Westpac's cash profit, the industry's preferred measure which strips out volatile items, was A$3.90 billion, slightly below expectations.
Chief executive Brian Hartzer said the result was sound, given the environment.
"Westpac remains well-placed to respond to this challenging environment," he said.
"We have strengthened our balance sheet and made good progress implementing our strategy to build one of the world's great service companies by investing in growth, service, and productivity initiatives."
In response to the regulatory changes, the bank raised around A$6.0 billion in equity over calendar 2015 which Mr Hartzer said had "materially strengthened the group's capital base", but impacted earnings per share.
"Importantly, on most measures, overall asset quality remains sound, with the level of stressed assets little changed over the half," he added.

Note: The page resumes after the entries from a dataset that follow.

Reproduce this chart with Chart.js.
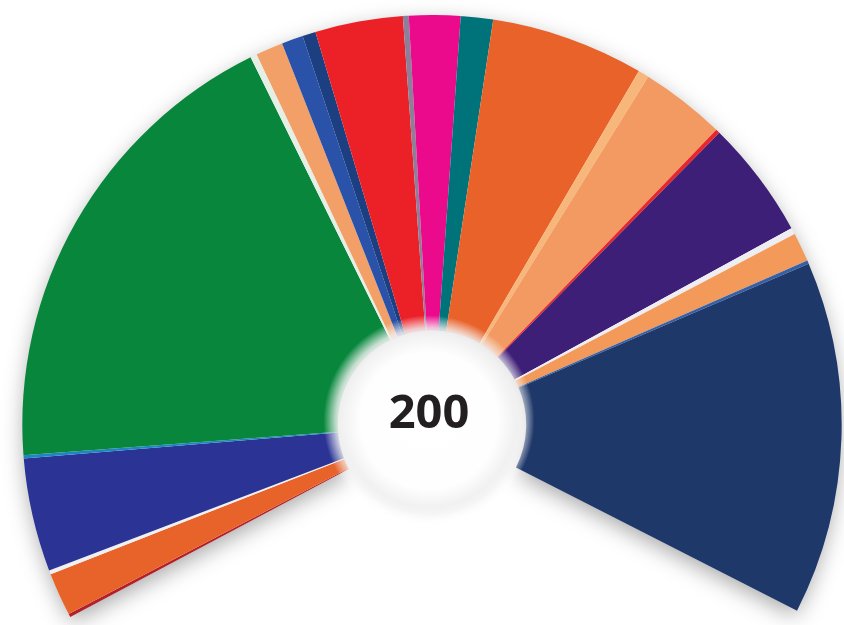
<!DOCTYPE html>
<html>
<head>
<meta charset="utf-8">
<script src="https://cdn.jsdelivr.net/npm/chart.js@4"></script>
<style>
  html, body { margin: 0; padding: 0; background: #fff; overflow: hidden; }
  #wrap { width: 844px; height: 625px; position: relative; }
</style>
</head>
<body>
<div id="wrap"><canvas id="seatChart"></canvas></div>
<script>
// seat groups, clockwise from the bottom-left end of the arc
const groups = [
  'dark red', 'orange', 'white', 'royal blue', 'light blue', 'green', 'white',
  'salmon', 'blue', 'navy', 'red', 'grey', 'magenta', 'teal', 'orange',
  'peach', 'salmon', 'red', 'purple', 'white', 'salmon', 'blue', 'dark navy'
];
const seats = [
  0.4, 5.2, 0.5, 13.7, 0.4, 57.9, 0.8,
  3.3, 2.6, 1.6, 10.6, 0.7, 6.2, 3.9, 18.5,
  1.3, 10.3, 0.5, 14.3, 0.8, 3.5, 0.4, 42.7
];
const colors = [
  '#b3202a', '#e8632a', '#f0f0f0', '#2b3494', '#1f86c6', '#08873c', '#e6efe6',
  '#f2a068', '#2a52a8', '#1b3f80', '#ec2027', '#8c7f9a', '#ec0a8c', '#00737a', '#e8622a',
  '#f7b67a', '#f29a62', '#e8262a', '#3e1f78', '#eeeef2', '#f39a5a', '#3460a8', '#1f386a'
];
const totalLabel = '200';

// soft drop shadow behind the whole arc, drawn once before the slices
const shadowPlugin = {
  id: 'arcShadow',
  beforeDatasetsDraw(chart) {
    const arcs = chart.getDatasetMeta(0).data;
    if (!arcs.length) return;
    const first = arcs[0], last = arcs[arcs.length - 1];
    const { ctx } = chart;
    ctx.save();
    ctx.shadowColor = 'rgba(0,0,0,0.35)';
    ctx.shadowBlur = 22;
    ctx.shadowOffsetY = 6;
    ctx.fillStyle = '#fff';
    ctx.beginPath();
    ctx.arc(first.x, first.y, first.outerRadius - 2, first.startAngle, last.endAngle);
    ctx.arc(first.x, first.y, first.innerRadius + 2, last.endAngle, first.startAngle, true);
    ctx.closePath();
    ctx.fill();
    ctx.restore();
  },
  afterDatasetsDraw(chart) {
    const arc = chart.getDatasetMeta(0).data[0];
    if (!arc) return;
    const { ctx } = chart;
    const r = arc.innerRadius * 1.12;
    const g = ctx.createRadialGradient(arc.x - 3, arc.y - 4, 0, arc.x - 3, arc.y - 4, r);
    g.addColorStop(0, '#ffffff');
    g.addColorStop(0.65, '#fefefe');
    g.addColorStop(0.82, '#f1f1f1');
    g.addColorStop(0.88, 'rgba(242,242,242,0.8)');
    g.addColorStop(1, 'rgba(255,255,255,0)');
    ctx.save();
    ctx.fillStyle = g;
    ctx.beginPath();
    ctx.arc(arc.x - 3, arc.y - 4, r, 0, Math.PI * 2);
    ctx.fill();

    ctx.fillStyle = '#231f20';
    ctx.font = 'bold 47px "Open Sans", "Noto Sans", sans-serif';
    ctx.textAlign = 'center';
    ctx.textBaseline = 'middle';
    ctx.fillText(totalLabel, arc.x - 3, arc.y - 10);
    ctx.restore();
  }
};

new Chart(document.getElementById('seatChart'), {
  type: 'doughnut',
  data: {
    labels: groups,
    datasets: [{
      data: seats,
      backgroundColor: colors,
      borderWidth: 0
    }]
  },
  options: {
    responsive: true,
    maintainAspectRatio: false,
    animation: false,
    rotation: -118,
    circumference: 235,
    cutout: '23%',
    layout: { padding: { left: 22, right: 2, top: 15, bottom: 8 } },
    plugins: {
      legend: { display: false },
      tooltip: { enabled: false }
    }
  },
  plugins: [shadowPlugin]
});
</script>
</body>
</html>
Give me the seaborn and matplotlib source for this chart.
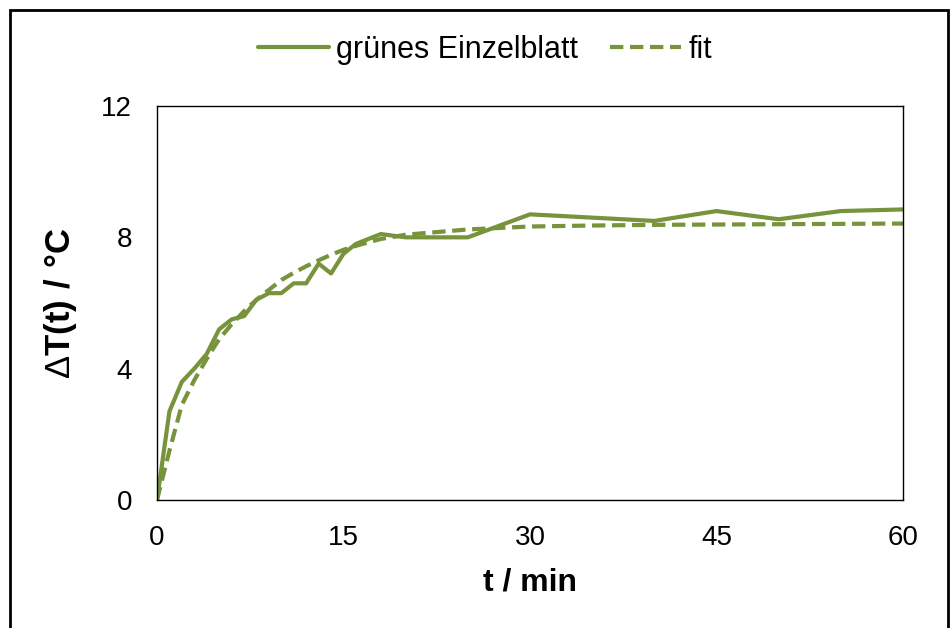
import matplotlib
matplotlib.use("Agg")
import matplotlib.pyplot as plt
import seaborn as sns
import pandas as pd
from matplotlib.patches import Rectangle

# Data
t_meas = [0, 1, 2, 3, 4, 5, 6, 7, 8, 9, 10, 11, 12, 13, 14, 15, 16, 17, 18,
          20, 25, 30, 35, 40, 45, 50, 55, 60]
dT_meas = [0.0, 2.7, 3.6, 4.0, 4.45, 5.2, 5.5, 5.6, 6.1, 6.3, 6.3, 6.6, 6.6,
           7.2, 6.9, 7.5, 7.8, 7.95, 8.1, 8.0, 8.0, 8.7, 8.6, 8.5, 8.8, 8.55,
           8.8, 8.85]
dT_fit = [0.0, 1.5, 2.9, 3.65, 4.3, 4.9, 5.35, 5.75, 6.1, 6.4, 6.7, 6.92,
          7.12, 7.3, 7.47, 7.62, 7.74, 7.85, 7.95, 8.08, 8.24, 8.33, 8.36,
          8.38, 8.39, 8.4, 8.41, 8.42]
x_ticks = [0, 15, 30, 45, 60]
y_ticks = [0, 4, 8, 12]
series_names = ["grünes Einzelblatt", "fit"]

sns.set_style("white")
plt.rcParams["font.family"] = ["Liberation Sans", "DejaVu Sans"]
plt.rcParams["mathtext.fontset"] = "custom"
plt.rcParams["mathtext.rm"] = "Liberation Sans"
plt.rcParams["mathtext.bf"] = "Liberation Sans:bold"
plt.rcParams["text.color"] = "black"
plt.rcParams["axes.labelcolor"] = "black"

green = "#77933C"

df = pd.DataFrame({"t": t_meas, "meas": dT_meas, "fit": dT_fit})

fig = plt.figure(figsize=(9.52, 6.28), dpi=100)
ax = fig.add_axes([157 / 952, 1 - 500 / 628, (903 - 157) / 952, (500 - 106) / 628])

sns.lineplot(data=df, x="t", y="meas", ax=ax, color=green, lw=3.0,
             label=series_names[0], legend=False)
sns.lineplot(data=df, x="t", y="fit", ax=ax, color=green, lw=3.0,
             linestyle=(0, (3.2, 1.6)), label=series_names[1], legend=False)

ax.set_xlim(0, 60)
ax.set_ylim(0, 12)
ax.set_xticks(x_ticks)
ax.set_yticks(y_ticks)
ax.tick_params(axis="both", direction="in", length=7, width=1, colors="black",
               labelsize=20, labelcolor="black")
ax.tick_params(axis="x", pad=18)
ax.tick_params(axis="y", pad=18)
for s in ax.spines.values():
    s.set_visible(True)
    s.set_color("black")
    s.set_linewidth(1.0)

ax.set_xlabel("t / min", fontsize=23, fontweight="bold", labelpad=12, color="black")
ax.set_ylabel(r"$\mathrm{\Delta}\mathbf{T(t)\ /\ °C}$", fontsize=25, labelpad=16,
              color="black")

handles, labels = ax.get_legend_handles_labels()
leg = fig.legend(handles, labels, loc="center", bbox_to_anchor=(485 / 952, 1 - 50 / 628),
                 ncol=2, frameon=False, fontsize=22, handlelength=2.3,
                 handletextpad=0.25, columnspacing=1.05)
for txt in leg.get_texts():
    txt.set_color("black")

fig.patches.append(Rectangle((10 / 952, -0.1), (948 - 10) / 952, (628 - 10) / 628 + 0.1,
                             transform=fig.transFigure, fill=False,
                             edgecolor="black", linewidth=2.0))

fig.savefig("out.png", dpi=100)
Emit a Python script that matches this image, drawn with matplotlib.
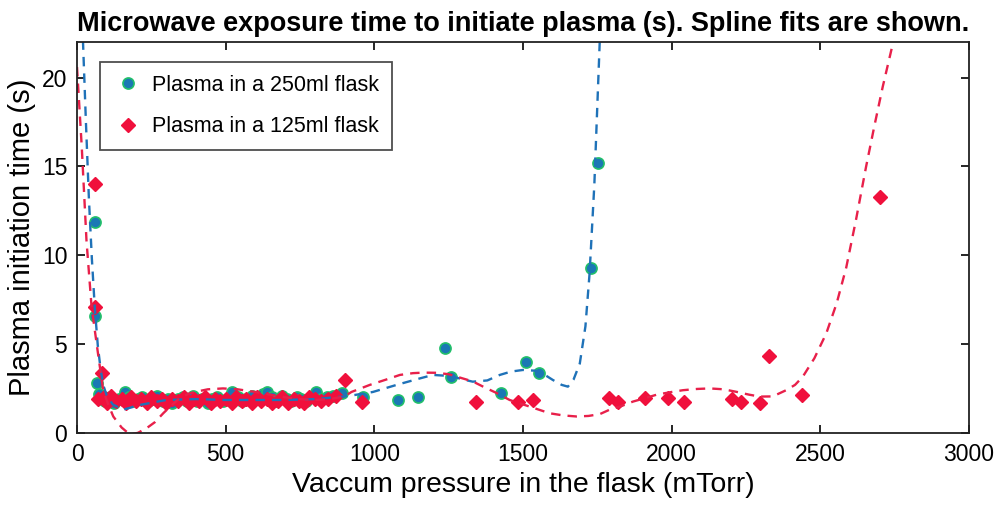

"There have been a few pockets of stress, mostly related to lower commodity prices, and an increase in provisions for a small number of larger exposures, which contributed to a rise in impairment charges."
Impairment expenses of A$667 million were noted for the first half, almost double last year's level.
Despite rising bank funding costs and tougher capital rules, Westpac managed to raise its dividend by one cent to 94 cents per share.
ANZ Bank reports its interim profit on Tuesday while National Australia Bank follows on Thursday.
The Commonwealth Bank, the country's biggest lender, follows a different cycle, and posted a modest two percent rise in first-half net profit to A$4.62 billion in February.